Bem, a morte de Nelson Mandela anda a produzir mistificações, como escrevi há pouco, mundo afora. E serve até ao proselitismo interno. Vejam esta foto, divulgada pelo Palácio do Planalto.
A presidente Dilma e os quatro ex-presidentes embarcam para a África do Sul para o velório do líder sul-africano. Todos com um ar, assim, sorridente mesmo. Tenho cá as minhas desconfianças se o decoro não pediria outra coisa. Afinal, não estão rumando para a posse de Mandela, não é? — não, ao menos, aqui na terra; parece que um trono o aguarda no Reino dos Céus; se é que já não chegou a hora de depor Aquele Lá, né?
No Twitter, a equipe de marketing de Dilma aproveita para fazer proselitismo político. Vejam:
Que engraçado!!!
Lula e Dilma foram adversários políticos dos três outros ex-presidentes que aparecem na foto, né?
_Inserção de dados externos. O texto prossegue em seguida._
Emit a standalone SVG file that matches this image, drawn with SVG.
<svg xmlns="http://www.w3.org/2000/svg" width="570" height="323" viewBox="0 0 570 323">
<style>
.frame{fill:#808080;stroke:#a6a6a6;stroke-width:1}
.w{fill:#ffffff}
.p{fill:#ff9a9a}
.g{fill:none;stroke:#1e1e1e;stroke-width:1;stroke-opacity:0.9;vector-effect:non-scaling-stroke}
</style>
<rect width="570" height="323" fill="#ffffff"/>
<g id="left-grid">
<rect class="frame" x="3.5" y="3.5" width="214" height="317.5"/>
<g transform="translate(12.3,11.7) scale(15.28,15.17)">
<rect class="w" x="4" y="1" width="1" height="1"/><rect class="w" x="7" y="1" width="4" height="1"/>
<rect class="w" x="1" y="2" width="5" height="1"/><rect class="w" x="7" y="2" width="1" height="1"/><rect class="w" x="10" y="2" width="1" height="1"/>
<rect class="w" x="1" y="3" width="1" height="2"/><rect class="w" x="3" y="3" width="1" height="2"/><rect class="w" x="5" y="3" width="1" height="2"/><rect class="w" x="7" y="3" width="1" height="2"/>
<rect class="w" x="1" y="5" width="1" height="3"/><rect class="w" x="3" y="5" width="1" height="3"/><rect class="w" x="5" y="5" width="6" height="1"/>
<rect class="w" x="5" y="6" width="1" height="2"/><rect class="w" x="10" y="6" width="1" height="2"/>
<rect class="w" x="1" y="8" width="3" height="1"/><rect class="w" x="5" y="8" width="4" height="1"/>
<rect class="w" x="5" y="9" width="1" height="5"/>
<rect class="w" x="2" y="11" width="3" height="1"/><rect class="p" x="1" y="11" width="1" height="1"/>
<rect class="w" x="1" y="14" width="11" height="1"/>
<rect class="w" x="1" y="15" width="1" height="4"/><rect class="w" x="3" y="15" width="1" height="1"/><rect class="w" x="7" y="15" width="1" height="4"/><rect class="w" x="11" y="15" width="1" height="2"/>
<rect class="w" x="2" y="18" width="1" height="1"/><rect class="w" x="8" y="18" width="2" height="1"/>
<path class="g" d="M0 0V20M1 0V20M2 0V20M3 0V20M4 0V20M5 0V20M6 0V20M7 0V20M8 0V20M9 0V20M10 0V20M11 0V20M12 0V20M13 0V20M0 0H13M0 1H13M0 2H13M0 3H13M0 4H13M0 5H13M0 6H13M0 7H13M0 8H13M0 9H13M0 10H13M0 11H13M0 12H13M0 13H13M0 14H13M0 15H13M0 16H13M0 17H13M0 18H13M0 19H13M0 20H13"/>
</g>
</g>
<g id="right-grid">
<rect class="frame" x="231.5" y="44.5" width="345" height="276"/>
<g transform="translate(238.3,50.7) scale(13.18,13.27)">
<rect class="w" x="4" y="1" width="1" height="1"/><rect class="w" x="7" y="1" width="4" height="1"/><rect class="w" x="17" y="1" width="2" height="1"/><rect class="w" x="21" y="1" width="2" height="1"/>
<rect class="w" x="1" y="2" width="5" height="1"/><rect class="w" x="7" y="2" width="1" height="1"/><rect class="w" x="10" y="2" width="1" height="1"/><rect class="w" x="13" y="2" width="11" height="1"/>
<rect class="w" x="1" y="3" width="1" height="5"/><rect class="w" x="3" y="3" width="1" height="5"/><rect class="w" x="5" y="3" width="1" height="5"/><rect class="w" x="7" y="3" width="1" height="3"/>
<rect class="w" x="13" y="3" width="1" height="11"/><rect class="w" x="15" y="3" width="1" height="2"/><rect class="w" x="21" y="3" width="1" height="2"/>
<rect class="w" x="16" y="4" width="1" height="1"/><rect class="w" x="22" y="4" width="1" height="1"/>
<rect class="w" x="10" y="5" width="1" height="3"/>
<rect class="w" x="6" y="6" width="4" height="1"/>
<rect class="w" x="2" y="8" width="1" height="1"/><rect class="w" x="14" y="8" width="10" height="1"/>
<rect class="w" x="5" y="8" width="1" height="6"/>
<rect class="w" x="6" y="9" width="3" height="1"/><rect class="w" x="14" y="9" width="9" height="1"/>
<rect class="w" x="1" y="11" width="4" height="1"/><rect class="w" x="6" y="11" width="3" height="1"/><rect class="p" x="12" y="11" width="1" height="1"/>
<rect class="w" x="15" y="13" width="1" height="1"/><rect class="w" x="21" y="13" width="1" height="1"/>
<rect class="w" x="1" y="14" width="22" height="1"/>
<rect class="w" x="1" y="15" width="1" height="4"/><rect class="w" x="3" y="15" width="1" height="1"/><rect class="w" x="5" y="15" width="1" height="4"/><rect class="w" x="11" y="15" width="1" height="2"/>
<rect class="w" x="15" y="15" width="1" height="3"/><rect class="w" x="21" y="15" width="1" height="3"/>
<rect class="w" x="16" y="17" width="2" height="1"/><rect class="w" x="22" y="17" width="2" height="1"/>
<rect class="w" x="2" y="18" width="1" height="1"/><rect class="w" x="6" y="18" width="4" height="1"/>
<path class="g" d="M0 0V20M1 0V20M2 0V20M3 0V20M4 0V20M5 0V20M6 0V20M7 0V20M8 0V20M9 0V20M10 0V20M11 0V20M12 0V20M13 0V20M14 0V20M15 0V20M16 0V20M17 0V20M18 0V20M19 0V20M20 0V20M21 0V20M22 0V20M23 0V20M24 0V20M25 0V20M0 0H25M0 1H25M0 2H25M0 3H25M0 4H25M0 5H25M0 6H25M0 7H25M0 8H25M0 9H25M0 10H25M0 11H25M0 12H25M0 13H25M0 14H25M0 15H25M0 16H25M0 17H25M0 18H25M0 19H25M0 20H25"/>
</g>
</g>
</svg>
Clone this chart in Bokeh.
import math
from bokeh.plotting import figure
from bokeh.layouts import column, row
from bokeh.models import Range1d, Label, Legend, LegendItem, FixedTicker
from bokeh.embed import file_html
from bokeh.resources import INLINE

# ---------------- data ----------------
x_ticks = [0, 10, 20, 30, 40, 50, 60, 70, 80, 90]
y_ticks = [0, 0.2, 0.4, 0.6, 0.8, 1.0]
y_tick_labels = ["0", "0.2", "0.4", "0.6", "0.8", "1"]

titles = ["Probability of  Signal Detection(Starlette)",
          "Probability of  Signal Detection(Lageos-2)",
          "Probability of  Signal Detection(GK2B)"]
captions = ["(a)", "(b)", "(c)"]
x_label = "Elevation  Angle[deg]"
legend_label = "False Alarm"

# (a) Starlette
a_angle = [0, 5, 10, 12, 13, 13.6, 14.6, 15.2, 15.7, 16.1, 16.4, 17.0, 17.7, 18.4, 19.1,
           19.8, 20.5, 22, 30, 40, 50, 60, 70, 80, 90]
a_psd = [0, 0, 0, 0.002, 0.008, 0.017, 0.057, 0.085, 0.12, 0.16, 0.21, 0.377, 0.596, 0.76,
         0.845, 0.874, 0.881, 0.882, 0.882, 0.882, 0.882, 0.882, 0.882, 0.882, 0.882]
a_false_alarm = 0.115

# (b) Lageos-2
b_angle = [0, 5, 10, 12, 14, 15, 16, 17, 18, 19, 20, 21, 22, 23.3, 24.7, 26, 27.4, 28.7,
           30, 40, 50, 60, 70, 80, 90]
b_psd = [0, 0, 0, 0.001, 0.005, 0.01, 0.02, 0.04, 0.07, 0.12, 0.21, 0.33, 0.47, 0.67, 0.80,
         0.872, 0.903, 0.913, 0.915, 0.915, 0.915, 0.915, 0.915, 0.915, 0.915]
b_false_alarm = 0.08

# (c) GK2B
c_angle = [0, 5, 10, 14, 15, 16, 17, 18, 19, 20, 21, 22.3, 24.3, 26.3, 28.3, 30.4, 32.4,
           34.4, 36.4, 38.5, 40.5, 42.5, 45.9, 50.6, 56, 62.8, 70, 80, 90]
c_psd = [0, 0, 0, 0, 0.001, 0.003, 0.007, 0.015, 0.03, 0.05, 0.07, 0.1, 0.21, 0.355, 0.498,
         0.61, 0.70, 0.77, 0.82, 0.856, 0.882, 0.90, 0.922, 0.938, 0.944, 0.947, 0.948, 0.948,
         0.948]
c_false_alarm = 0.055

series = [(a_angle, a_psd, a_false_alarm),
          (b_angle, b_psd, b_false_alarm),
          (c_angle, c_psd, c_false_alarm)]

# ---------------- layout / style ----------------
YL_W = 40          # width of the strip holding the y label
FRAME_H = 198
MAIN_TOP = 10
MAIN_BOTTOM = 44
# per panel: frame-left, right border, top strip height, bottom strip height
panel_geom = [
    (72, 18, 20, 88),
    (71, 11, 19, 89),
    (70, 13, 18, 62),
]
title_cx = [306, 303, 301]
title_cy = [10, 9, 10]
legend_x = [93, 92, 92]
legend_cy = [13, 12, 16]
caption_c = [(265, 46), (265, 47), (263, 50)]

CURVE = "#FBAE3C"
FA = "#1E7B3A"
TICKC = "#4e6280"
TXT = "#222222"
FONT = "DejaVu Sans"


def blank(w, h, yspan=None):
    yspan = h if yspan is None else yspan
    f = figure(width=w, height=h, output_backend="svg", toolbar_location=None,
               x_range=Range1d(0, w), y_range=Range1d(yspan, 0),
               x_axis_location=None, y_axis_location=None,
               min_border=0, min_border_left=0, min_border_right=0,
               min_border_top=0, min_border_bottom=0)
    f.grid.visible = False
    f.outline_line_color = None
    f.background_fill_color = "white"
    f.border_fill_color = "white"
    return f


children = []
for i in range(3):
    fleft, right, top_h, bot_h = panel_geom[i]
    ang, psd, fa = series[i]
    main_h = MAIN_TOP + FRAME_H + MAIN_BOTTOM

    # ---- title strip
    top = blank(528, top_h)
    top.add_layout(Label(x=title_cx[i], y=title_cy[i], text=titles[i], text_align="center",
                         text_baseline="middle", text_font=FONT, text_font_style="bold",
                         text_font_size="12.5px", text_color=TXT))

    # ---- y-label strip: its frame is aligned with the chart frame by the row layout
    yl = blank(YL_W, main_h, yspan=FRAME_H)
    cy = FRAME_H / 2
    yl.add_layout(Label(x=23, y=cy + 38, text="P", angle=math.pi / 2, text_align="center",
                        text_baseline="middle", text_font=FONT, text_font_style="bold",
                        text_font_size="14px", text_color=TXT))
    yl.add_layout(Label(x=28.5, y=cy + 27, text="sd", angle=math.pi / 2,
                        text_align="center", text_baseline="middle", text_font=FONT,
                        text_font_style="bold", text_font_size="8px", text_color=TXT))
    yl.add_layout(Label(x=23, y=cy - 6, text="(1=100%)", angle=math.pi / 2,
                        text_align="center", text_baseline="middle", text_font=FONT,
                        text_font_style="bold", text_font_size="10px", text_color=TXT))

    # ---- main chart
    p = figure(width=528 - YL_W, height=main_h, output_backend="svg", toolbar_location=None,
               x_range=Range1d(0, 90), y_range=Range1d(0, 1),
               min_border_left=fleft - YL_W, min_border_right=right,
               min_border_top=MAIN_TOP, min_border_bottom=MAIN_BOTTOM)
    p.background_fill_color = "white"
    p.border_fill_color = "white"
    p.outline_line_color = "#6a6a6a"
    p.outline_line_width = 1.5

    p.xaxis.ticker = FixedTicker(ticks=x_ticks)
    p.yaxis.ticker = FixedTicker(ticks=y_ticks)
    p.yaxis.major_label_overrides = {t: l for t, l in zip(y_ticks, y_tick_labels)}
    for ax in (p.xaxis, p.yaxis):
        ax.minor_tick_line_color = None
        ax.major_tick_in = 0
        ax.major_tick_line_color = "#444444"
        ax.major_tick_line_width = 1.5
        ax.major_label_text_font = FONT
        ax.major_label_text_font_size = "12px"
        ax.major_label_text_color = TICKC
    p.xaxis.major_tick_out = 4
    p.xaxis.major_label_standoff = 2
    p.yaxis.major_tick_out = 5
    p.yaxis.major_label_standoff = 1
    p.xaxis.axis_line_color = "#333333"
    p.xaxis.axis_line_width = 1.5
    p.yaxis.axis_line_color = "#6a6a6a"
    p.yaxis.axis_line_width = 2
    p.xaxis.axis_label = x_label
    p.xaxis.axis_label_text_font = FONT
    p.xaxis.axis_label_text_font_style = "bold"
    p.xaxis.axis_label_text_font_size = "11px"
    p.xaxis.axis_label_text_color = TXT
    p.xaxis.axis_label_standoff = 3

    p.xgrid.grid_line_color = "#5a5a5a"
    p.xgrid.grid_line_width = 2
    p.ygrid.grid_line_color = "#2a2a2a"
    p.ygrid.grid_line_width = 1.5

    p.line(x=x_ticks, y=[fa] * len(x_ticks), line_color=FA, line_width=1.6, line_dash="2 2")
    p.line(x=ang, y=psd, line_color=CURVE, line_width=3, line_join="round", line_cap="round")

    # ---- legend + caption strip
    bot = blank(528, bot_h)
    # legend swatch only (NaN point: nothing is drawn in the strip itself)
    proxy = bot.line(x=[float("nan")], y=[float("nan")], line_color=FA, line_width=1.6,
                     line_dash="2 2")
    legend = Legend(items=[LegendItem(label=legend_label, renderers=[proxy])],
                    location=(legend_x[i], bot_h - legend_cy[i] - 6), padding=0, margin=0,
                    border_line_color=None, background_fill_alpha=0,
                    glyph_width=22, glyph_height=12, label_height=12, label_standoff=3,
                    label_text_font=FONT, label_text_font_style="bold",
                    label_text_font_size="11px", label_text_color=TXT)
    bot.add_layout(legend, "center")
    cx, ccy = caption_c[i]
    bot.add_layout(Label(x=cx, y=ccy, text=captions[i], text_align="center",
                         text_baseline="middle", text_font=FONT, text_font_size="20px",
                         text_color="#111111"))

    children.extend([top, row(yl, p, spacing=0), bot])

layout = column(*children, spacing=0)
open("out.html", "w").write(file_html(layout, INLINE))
O Babalorixá de Banânia esculhambou impiedosamente cada um deles. E acabou se compondo politicamente com todos eles, menos com… FHC!
Sim, senhores! Vejam a foto. Todos ali, exceto FHC, fazem parte da base aliada. Não por acaso, o tucano é o único que representa um partido que pode ser uma alternativa real de poder. O PT decidiu incorporar as qualidades de Sarney. O PT decidiu incorporar as qualidades de Collor. O PT só não quer saber das qualidades de… FHC!
Eu sou chato mesmo! Acho que sempre é tempo de pensar. Essa gente unida e sorridente da foto não espelha o Brasil real. Acaba de vir a público uma história escabrosa sobre a forma como o PT usa a estrutura do estado para destruir adversários. Até Ruth Cardoso, mulher de FHC, foi alvo da baixaria. Há dois ou três dias, num evento público, Lula se referiu à cocaína encontrada no helicóptero da família Perrella como “coisa do lado de lá” — como se fosse um problema da oposição.
Dilma diz no Twitter que a viagem é um exemplo de que “as divergências do dia-a-dia não contaminam as questões de Estado”. Com a devida vênia, não caio nessa. Fazer dossiê contra adversários e vazá-los não é coisa de “divergência do dia-a-dia”; sugerir que os adversários estão ligados ao tráfico de drogas também não. Nesse caso, seria melhor não fazer a viagem coletiva e ter mais respeito pelos adversários.
A morte de Mandela não me impede de ver o que acontece na África do Sul.
A morte de Mandela não me impede de ver o que acontece no Brasil.